Eastern Philosophies  Tendai FAQs  FAQ
How does Tendai view the concept of emptiness?

Within Tendai thought, emptiness (śūnyatā, kū) is not treated as a mere void, but as the absence of any fixed, independent essence in all phenomena. Things lack their own self-nature because they arise only through causes, conditions, and interdependent relationships. This does not amount to nihilism; rather, it highlights that what appears solid and separate is in fact fluid, contingent, and relational. Emptiness thus undercuts both the belief in permanent substances and the despairing view that nothing at all has value or efficacy.

Tendai articulates this vision through the doctrine of the Three Truths: emptiness, provisional existence, and the Middle. Emptiness indicates that all dharmas are devoid of inherent nature; provisional existence acknowledges that, despite this, phenomena still function and appear within ordinary experience. The Middle Truth is the simultaneous validity and inseparability of these two perspectives, a non-dual standpoint that neither clings to being nor to non-being. These are not three different realms, but three aspects of the same reality, perfectly interfused in every moment and every phenomenon.
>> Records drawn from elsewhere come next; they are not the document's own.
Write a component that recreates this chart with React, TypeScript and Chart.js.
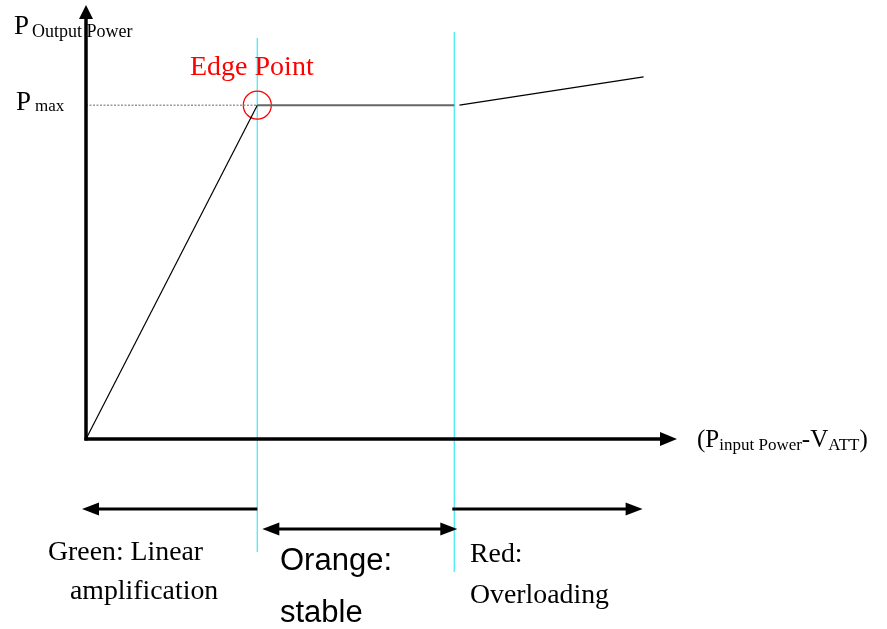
import React, { useEffect, useRef } from "react";
import { Chart, registerables } from "chart.js";

Chart.register(...registerables);

// ---- data (conceptual units: dB) ----
const linearX = [0, 10];
const linearY = [0, 10];
const stableX = [10, 21.5];
const stableY = [10, 10];
const overloadX = [21.8, 32.55];
const overloadY = [10, 10.85];
const pMax = 10;
const edgeX = 10;
const overloadStartX = 21.5;
const xAxisMax = 34.5;
const yAxisMax = 13;

const yAxisLabel = ["P", "Output Power"];
const pMaxLabel = ["P", "max"];
const xAxisLabel = ["(P", "input Power", "-V", "ATT", ")"];
const edgeLabel = "Edge Point";
const greenLabel = ["Green: Linear", "amplification"];
const orangeLabel = ["Orange:", "stable"];
const redLabel = ["Red:", "Overloading"];

const SERIF = '"Liberation Serif", "Times New Roman", serif';
const SANS = '"Liberation Sans", Arial, sans-serif';

const pts = (xs: number[], ys: number[]) => xs.map((x, i) => ({ x, y: ys[i] }));

function txt(ctx: CanvasRenderingContext2D, s: string, x: number, y: number, size: number, family: string, color = "#000") {
  ctx.font = `${size}px ${family}`;
  ctx.fillStyle = color;
  ctx.textBaseline = "alphabetic";
  ctx.textAlign = "left";
  ctx.fillText(s, x, y);
  return ctx.measureText(s).width;
}

function head(ctx: CanvasRenderingContext2D, tipX: number, tipY: number, dir: "l" | "r" | "u", len: number, half: number) {
  ctx.beginPath();
  if (dir === "r") {
    ctx.moveTo(tipX, tipY);
    ctx.lineTo(tipX - len, tipY - half);
    ctx.lineTo(tipX - len, tipY + half);
  } else if (dir === "l") {
    ctx.moveTo(tipX, tipY);
    ctx.lineTo(tipX + len, tipY - half);
    ctx.lineTo(tipX + len, tipY + half);
  } else {
    ctx.moveTo(tipX, tipY);
    ctx.lineTo(tipX - half, tipY + len);
    ctx.lineTo(tipX + half, tipY + len);
  }
  ctx.closePath();
  ctx.fill();
}

function hline(ctx: CanvasRenderingContext2D, x1: number, x2: number, y: number, w: number) {
  ctx.lineWidth = w;
  ctx.beginPath();
  ctx.moveTo(x1, y);
  ctx.lineTo(x2, y);
  ctx.stroke();
}

const diagramPlugin = {
  id: "diagram",
  beforeDatasetsDraw(chart: any) {
    const ctx: CanvasRenderingContext2D = chart.ctx;
    const xs = chart.scales.x;
    const ys = chart.scales.y;
    const y0 = ys.getPixelForValue(0);
    ctx.save();
    ctx.strokeStyle = "#55eef5";
    ctx.lineWidth = 1.4;
    const e = xs.getPixelForValue(edgeX);
    const o = xs.getPixelForValue(overloadStartX);
    ctx.beginPath();
    ctx.moveTo(e, 38);
    ctx.lineTo(e, y0 + 113);
    ctx.moveTo(o, 32);
    ctx.lineTo(o, y0 + 133);
    ctx.stroke();
    ctx.restore();
  },
  afterDatasetsDraw(chart: any) {
    const ctx: CanvasRenderingContext2D = chart.ctx;
    const xs = chart.scales.x;
    const ys = chart.scales.y;
    const ca = chart.chartArea;
    const x0 = xs.getPixelForValue(0);
    const y0 = ys.getPixelForValue(0);
    const e = xs.getPixelForValue(edgeX);
    const o = xs.getPixelForValue(overloadStartX);
    ctx.save();
    ctx.strokeStyle = "#000";
    ctx.fillStyle = "#000";
    ctx.lineCap = "butt";
    // y axis
    ctx.lineWidth = 3.5;
    ctx.beginPath();
    ctx.moveTo(x0, y0 + 1.5);
    ctx.lineTo(x0, ca.top + 12);
    ctx.stroke();
    head(ctx, x0, ca.top, "u", 14, 7);
    // x axis
    ctx.beginPath();
    ctx.moveTo(x0 - 1.5, y0);
    ctx.lineTo(ca.right - 14, y0);
    ctx.stroke();
    head(ctx, ca.right, y0, "r", 17, 7);

    // region arrows
    const r1 = y0 + 70;
    const r2 = y0 + 90;
    hline(ctx, e, x0 + 10, r1, 3);
    head(ctx, x0 - 4, r1, "l", 17, 6.5);
    hline(ctx, o - 2, xs.getPixelForValue(overloadX[1]) - 12, r1, 3);
    head(ctx, xs.getPixelForValue(overloadX[1]) - 1, r1, "r", 17, 6.5);
    hline(ctx, e + 14, o - 10, r2, 3);
    head(ctx, e + 5, r2, "l", 17, 6.5);
    head(ctx, o + 3, r2, "r", 17, 6.5);

    // texts
    let w = txt(ctx, yAxisLabel[0], 14, 34, 27, SERIF);
    txt(ctx, yAxisLabel[1], 14 + w + 3, 37, 18, SERIF);
    const yp = ys.getPixelForValue(pMax);
    w = txt(ctx, pMaxLabel[0], 16, yp + 5, 27, SERIF);
    txt(ctx, pMaxLabel[1], 16 + w + 4, yp + 6, 17, SERIF);
    txt(ctx, edgeLabel, 190, 75, 28, SERIF, "#ff0000");

    let cx = 697;
    const by = y0 + 8;
    cx += txt(ctx, xAxisLabel[0], cx, by, 25, SERIF);
    cx += txt(ctx, xAxisLabel[1], cx, by + 3, 17, SERIF);
    cx += txt(ctx, xAxisLabel[2], cx, by, 25, SERIF);
    cx += txt(ctx, xAxisLabel[3], cx, by + 3, 17, SERIF);
    txt(ctx, xAxisLabel[4], cx, by, 25, SERIF);

    txt(ctx, greenLabel[0], 48, 560, 27.8, SERIF);
    txt(ctx, greenLabel[1], 70, 599, 27.8, SERIF);
    txt(ctx, orangeLabel[0], 280, 570, 31, SANS);
    txt(ctx, orangeLabel[1], 280, 622, 31, SANS);
    txt(ctx, redLabel[0], 470, 562, 27.8, SERIF);
    txt(ctx, redLabel[1], 470, 603, 27.8, SERIF);
    ctx.restore();
  },
};

export default function App() {
  const ref = useRef<HTMLCanvasElement | null>(null);
  useEffect(() => {
    if (!ref.current) return;
    const chart = new Chart(ref.current, {
      type: "scatter",
      data: {
        datasets: [
          {
            data: [{ x: 0, y: pMax }, { x: edgeX, y: pMax }],
            showLine: true,
            borderColor: "#9a9a9a",
            borderWidth: 1.5,
            borderDash: [2, 1.5],
            pointRadius: 0,
          },
          {
            data: pts(linearX, linearY),
            showLine: true,
            borderColor: "#000",
            borderWidth: 1.2,
            pointRadius: 0,
          },
          {
            data: pts(stableX, stableY),
            showLine: true,
            borderColor: "#666",
            borderWidth: 2,
            pointRadius: 0,
          },
          {
            data: pts(overloadX, overloadY),
            showLine: true,
            borderColor: "#000",
            borderWidth: 1.3,
            pointRadius: 0,
          },
          {
            data: [{ x: edgeX, y: pMax }],
            showLine: false,
            pointRadius: 14,
            pointBorderColor: "#ff0000",
            pointBackgroundColor: "rgba(0,0,0,0)",
            pointBorderWidth: 1.3,
          },
        ],
      },
      options: {
        animation: false,
        responsive: false,
        layout: { autoPadding: false, padding: { left: 86, top: 5, right: 210, bottom: 190 } },
        plugins: { legend: { display: false }, tooltip: { enabled: false } },
        scales: {
          x: { type: "linear", min: 0, max: xAxisMax, display: false },
          y: { type: "linear", min: 0, max: yAxisMax, display: false },
        },
        datasets: { scatter: { clip: false } } as any,
      },
      plugins: [diagramPlugin],
    });
    return () => chart.destroy();
  }, []);
  return (
    <div style={{ position: "fixed", left: 0, top: 0, width: 887, height: 629, background: "#fff" }}>
      <canvas ref={ref} width={887} height={629} />
    </div>
  );
}
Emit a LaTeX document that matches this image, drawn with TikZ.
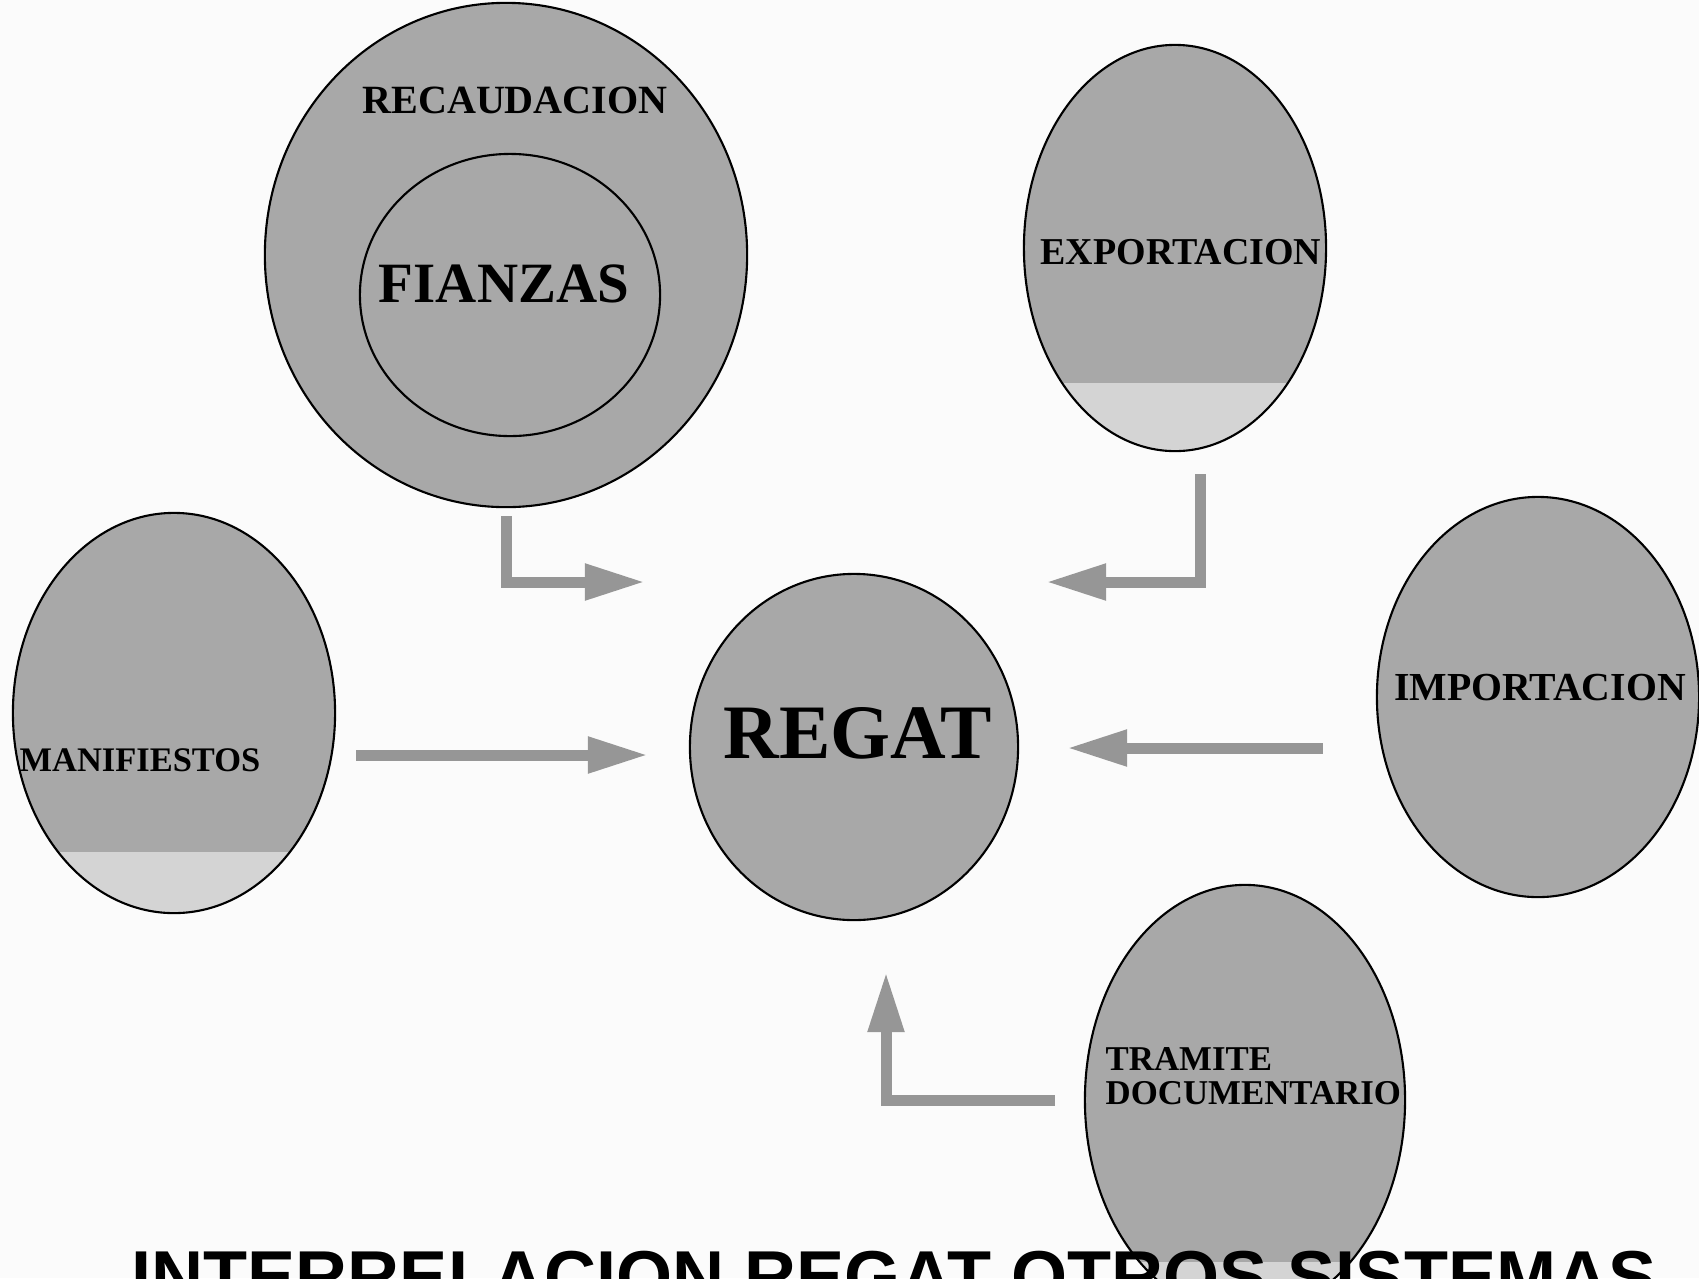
\documentclass[tikz,border=0pt]{standalone}
\usepackage{fontspec}
\setmainfont{Liberation Serif}
\newfontfamily\headfont{Liberation Sans}
\usetikzlibrary{shapes,arrows.meta,positioning}
\definecolor{sysgray}{RGB}{168,168,168}
\definecolor{bandgray}{RGB}{212,212,212}
\definecolor{flowgray}{RGB}{150,150,150}
\tikzstyle{sys} = [ellipse, draw=black, line width=0.6pt, fill=sysgray, inner sep=0pt]
\tikzstyle{band} = [path picture={\fill[bandgray] (path picture bounding box.south west) rectangle ([yshift=#1]path picture bounding box.south east);}]
\tikzstyle{flow} = [line width=0.11cm, color=flowgray, -{Triangle[length=0.6cm,width=0.34cm]}]
\tikzstyle{lbl} = [inner sep=0pt]

\begin{document}
\begin{tikzpicture}[x=0.01cm, y=-0.01cm]
\useasboundingbox (0,0) rectangle (1699,1278);
\clip (0,0) rectangle (1699,1278);
\fill[black!1.5] (0,0) rectangle (1699,1278);

% Systems
\node[sys, minimum width=4.82cm, minimum height=5.04cm] (rec) at (506,255) {};
\node[sys, minimum width=3.00cm, minimum height=2.82cm] (fin) at (510,295) {};
\node[sys, band=0.68cm, minimum width=3.02cm, minimum height=4.06cm] (exp) at (1175,248) {};
\node[sys, band=0.61cm, minimum width=3.22cm, minimum height=4.00cm] (man) at (174,713) {};
\node[sys, minimum width=3.28cm, minimum height=3.46cm] (regat) at (854,747) {};
\node[sys, minimum width=3.22cm, minimum height=4.00cm] (imp) at (1538,697) {};
\node[sys, band=0.53cm, minimum width=3.20cm, minimum height=4.30cm] (tra) at (1245,1100) {};

% Labels
\node[lbl, font=\bfseries\fontsize{11.4}{12}\selectfont] (reclbl) at (515,100) {RECAUDACION};
\node[lbl, font=\bfseries\fontsize{16.2}{18}\selectfont] (finlbl) at (504,284) {FIANZAS};
\node[lbl, font=\bfseries\fontsize{10.8}{12}\selectfont] (explbl) at (1181,252) {EXPORTACION};
\node[lbl, font=\bfseries\fontsize{9.8}{11}\selectfont] (manlbl) at (140,760) {MANIFIESTOS};
\node[lbl, font=\bfseries\fontsize{21.9}{24}\selectfont] (regatlbl) at (858,733) {REGAT};
\node[lbl, font=\bfseries\fontsize{11.3}{12}\selectfont] (implbl) at (1540,688) {IMPORTACION};
\node[lbl, anchor=west, align=left, font=\bfseries\fontsize{9.9}{9.7}\selectfont] (tralbl) at (1105,1076) {TRAMITE\\DOCUMENTARIO};

% Flows into REGAT
\coordinate (tipA) at (645,582);
\coordinate (tipB) at (1046,582);
\coordinate (tipC) at (648,755);
\coordinate (tipD) at (1067,748);
\coordinate (tipE) at (886,972);
\draw[flow, shorten <=0.08cm] (rec.south) |- (tipA);
\draw[flow, shorten <=0.22cm] ([xshift=0.25cm]exp.south) |- (tipB);
\draw[flow, shorten <=0.2cm] (man.east |- tipC) -- (tipC);
\draw[flow, shorten <=0.53cm] (imp.west |- tipD) -- (tipD);
\draw[flow, shorten <=0.29cm] (tra.west) -| (tipE);

% Title
\node[lbl, anchor=north, font=\headfont\bfseries\fontsize{20.5}{22}\selectfont] (title) at (894,1250) {INTERRELACION REGAT OTROS SISTEMAS};
\end{tikzpicture}
\end{document}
From this standpoint, emptiness becomes the very condition that allows for transformation and awakening. Because beings and things are not locked into a fixed essence, they are open to change; this openness is what makes enlightenment possible. Tendai links this directly to Buddha-nature, seeing the empty nature of all phenomena as the ground upon which enlightenment can manifest universally. Emptiness, conventional appearance, and the Middle Way perspective thus form a single, integrated vision in which the world is neither denied nor reified, but understood as an interdependent field that can be awakened to its deepest significance.